The ACT Public Sector Standards Commissioner will also get a funding boost, receiving $287,000 in 2019-20 and $295,000 in 2020-21 to improve response times to complaints.
Growth in the ACT bureaucracy will be driven by a large staff increase at the education directorate, along with smaller increases for the Suburban Land Agency and the Canberra Institute of Technology among other agencies.
The education directorate will see an increase of 390 full-time equivalent employees, including more teachers as school enrolment numbers grow.
The increase in education directorate staff numbers is partly due to the government directly employing government school cleaners.
Budget papers show the ACT public service will grow to 22,102 full time equivalent positions in the next fiscal year - up from an estimated 21,388 full-time equivalent positions this year.
It comes after the Coalition announced the efficiency dividend for the federal public service would continue, seeing $1.5 billion cut from the bureaucracy over the next four years.
The ACT government will spend $24 million over the next four years on fit-out and IT infrastructure for new government offices under construction at Constitution Place in the city and at Dickson.
The new offices will be home to 2700 public servants, with the ACT government previously committing to leasing the city site for 25 years.
The funding will also deliver increased automation to the new offices, with streamlined digital record keeping systems and "activity-based work".
Activity-based work, outlined by the service's strategic board in 2017, includes open-plan offices, hot-desking and the ability for public servants to work remotely.
A new, integrated human resources management system will also be rolled out for the ACT government, with future savings expected with increased automation. The system will cost $13 million in 2019-20 and $33 million over four years, with the government expected to spend a further $22 million on associated costs in that period.
Chief Minister Andrew Barr said the territory was in a strong position as the ACT economy diversified. More than 60 per cent of the workforce was employed outside the territory or federal public service, he said.

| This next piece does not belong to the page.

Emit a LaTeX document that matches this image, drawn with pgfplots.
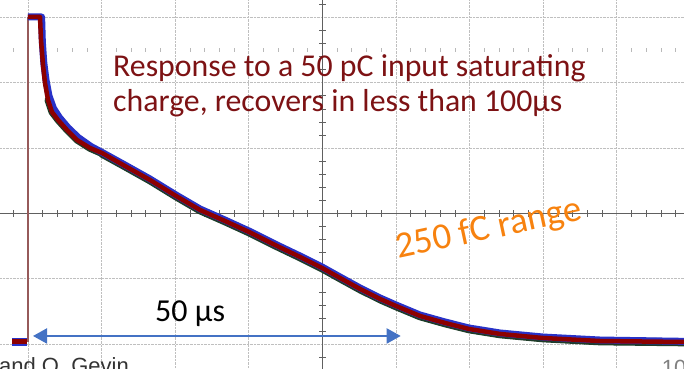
\documentclass[border=0pt]{standalone}
\usepackage{pgfplots}
\pgfplotsset{compat=1.18}
\usepackage{fontspec}
\setmainfont{Carlito}
\newfontfamily\arialfont{Liberation Sans}
\usetikzlibrary{arrows.meta}
\definecolor{tracered}{RGB}{140,0,0}
\definecolor{traceblue}{RGB}{40,50,200}
\definecolor{tracegreen}{RGB}{30,60,40}
\definecolor{txtred}{RGB}{125,18,20}
\definecolor{txtorange}{RGB}{247,130,15}
\definecolor{arrowblue}{RGB}{68,114,196}
\definecolor{edgebrown}{RGB}{150,90,90}
\begin{document}
\begin{tikzpicture}
\useasboundingbox (0,0) rectangle (684bp,369bp);
\clip (0,0) rectangle (684bp,369bp);
\begin{axis}[
  at={(0,0)}, anchor=south west,
  width=684bp, height=369bp, scale only axis,
  xmin=-3.804, xmax=89.13, ymin=-2.378, ymax=3.265,
  axis line style={draw=none},
  xtick={0,10,...,80}, ytick={-2,-1,0,1,2,3},
  xticklabels={}, yticklabels={},
  major tick length=0pt,
  grid=major,
  grid style={gray!50, densely dotted, line width=0.9bp},
  clip=false,
]
% center axes
\draw[gray!75!black, line width=0.8bp] (axis cs:-3.804,0) -- (axis cs:89.13,0);
\draw[gray!75!black, line width=0.8bp] (axis cs:40,-2.378) -- (axis cs:40,3.265);
\pgfplotsinvokeforeach{-2,2,4,6,8,12,14,16,18,22,24,26,28,32,34,36,38,42,44,46,48,52,54,56,58,62,64,66,68,72,74,76,78,82,84,86,88}{
  \draw[gray!75!black, line width=0.7bp] (axis cs:#1,-0.05) -- (axis cs:#1,0.05);
  \draw[gray!55, line width=0.7bp] (axis cs:#1,2.47) -- (axis cs:#1,2.53);
}
\pgfplotsinvokeforeach{-2.2,-1.8,-1.6,-1.4,-1.2,-0.8,-0.6,-0.4,-0.2,0.2,0.4,0.6,0.8,1.2,1.4,1.6,1.8,2.2,2.4,2.6,2.8,3.2}{
  \draw[gray!75!black, line width=0.7bp] (axis cs:39.55,#1) -- (axis cs:40.45,#1);
}
% pre-trigger baseline
\addplot[traceblue, line width=7.5bp] coordinates {(-2.17,-1.965) (-0.1,-1.965)};
\addplot[tracered, line width=5bp] coordinates {(-2.17,-1.965) (-0.1,-1.965)};
% trigger edge
\addplot[edgebrown, line width=1.1bp] coordinates {(0,-1.965) (0,3.005)};
% dark noise band (under)
\addplot[tracegreen, line width=7bp, line join=round, line cap=round] coordinates {
(2.72,1.735) (3.26,1.552) (4.08,1.430) (5.30,1.277) (6.66,1.124) (8.42,0.997) (10.05,0.917) (13.18,0.721) (16.58,0.507) (20.11,0.263) (23.37,0.049) (26.77,-0.120) (30.03,-0.288) (33.56,-0.487) (36.96,-0.670) (39.95,-0.838) (42.39,-0.991) (45.11,-1.159) (47.83,-1.312) (50.0,-1.419) (53.26,-1.572) (56.66,-1.679) (59.92,-1.771) (64.13,-1.847) (69.97,-1.909) (77.72,-1.955) (89.13,-1.970)};
\addplot[tracegreen, line width=8bp, line join=round, line cap=round] coordinates {
(10.05,0.915) (13.18,0.721) (16.58,0.507) (20.11,0.263) (23.37,0.049) (26.77,-0.120) (30.03,-0.288) (33.56,-0.487) (36.96,-0.670) (39.95,-0.838) (42.39,-0.991) (45.11,-1.159) (47.83,-1.312) (50.0,-1.419) (53.26,-1.572) (56.66,-1.679) (59.92,-1.771) (64.13,-1.847) (69.97,-1.909) (77.72,-1.955) (89.13,-1.970)};
% blue trace
\addplot[traceblue!55!white, line width=1bp] coordinates {(0,3.03) (1.95,3.03) (1.95,2.5)};
\addplot[traceblue, line width=7bp, line join=round] coordinates {
(0,3.005) (1.85,3.005) (1.95,2.62) (2.15,2.30) (2.45,2.04) (2.85,1.80) (3.45,1.61) (4.25,1.47) (5.45,1.31) (6.85,1.16) (8.55,1.025) (10.05,0.935) (13.18,0.741) (16.58,0.527) (20.11,0.283) (23.37,0.069) (26.77,-0.100) (30.03,-0.268) (33.56,-0.467) (36.96,-0.650) (39.95,-0.818) (42.39,-0.971) (45.11,-1.139) (47.83,-1.292) (50.0,-1.399) (53.26,-1.552) (56.66,-1.659) (59.92,-1.751) (64.13,-1.827) (69.97,-1.889) (77.72,-1.935) (89.13,-1.955)};
% red trace
\addplot[tracered, line width=4.5bp, line join=round] coordinates {
(0,3.005) (1.63,3.005) (1.77,2.653) (2.04,2.271) (2.31,1.995) (2.72,1.735) (3.26,1.552) (4.08,1.430) (5.30,1.277) (6.66,1.124) (8.42,1.002) (10.05,0.925) (13.18,0.726) (16.58,0.512) (20.11,0.268) (23.37,0.054) (26.77,-0.115) (30.03,-0.283) (33.56,-0.482) (36.96,-0.665) (39.95,-0.833) (42.39,-0.986) (45.11,-1.154) (47.83,-1.307) (50.0,-1.414) (53.26,-1.567) (56.66,-1.674) (59.92,-1.766) (64.13,-1.842) (69.97,-1.904) (77.72,-1.950) (89.13,-1.965)};
% annotations
\draw[arrowblue, line width=2bp, arrows={Triangle[length=14bp,width=15bp]-Triangle[length=14bp,width=15bp]}] (axis cs:0.68,-1.873) -- (axis cs:50.64,-1.873);
\node[anchor=base west, inner sep=0, text=txtred, font=\fontsize{31.8bp}{35bp}\selectfont] at (axis cs:11.55,2.10) {Response to a 50 pC input saturating};
\node[anchor=base west, inner sep=0, text=txtred, font=\fontsize{31.8bp}{35bp}\selectfont] at (axis cs:11.55,1.567) {charge, recovers in less than 100µs};
\node[anchor=base west, inner sep=0, text=black, font=\fontsize{32bp}{36bp}\selectfont] at (axis cs:17.26,-1.659) {50 µs};
\node[anchor=center, inner sep=0, rotate=12, text=txtorange, font=\fontsize{37bp}{42bp}\selectfont] at (axis cs:62.6,-0.25) {250 fC range};
\node[anchor=base west, inner sep=0, text=black!80, font=\arialfont\fontsize{22bp}{26bp}\selectfont] at (axis cs:-3.94,-2.454) {and O. Gevin};
\node[anchor=base west, inner sep=0, text=gray, font=\arialfont\fontsize{22bp}{26bp}\selectfont] at (axis cs:86.1,-2.485) {10};
\end{axis}
\end{tikzpicture}
\end{document}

Meanwhile, the ACT government expects its defined benefit superannuation liability will peak at $9.6 billion in 2032, up from the previous forecast that it would peak at $8.5 billion in 2022. The ACT government's liability covers more than 35,000 current and former public servants.
Despite a strong annual investment return of 7.7 per cent on the government's superannuation provision account, there is still more than $3.6 million of unfunded liability for defined benefit scheme superannuation payments.
Payments for the schemes, which have been closed to new public service employees for more than a decade, are expected to continue for more than 50 years, peaking at about $670 million in 2043.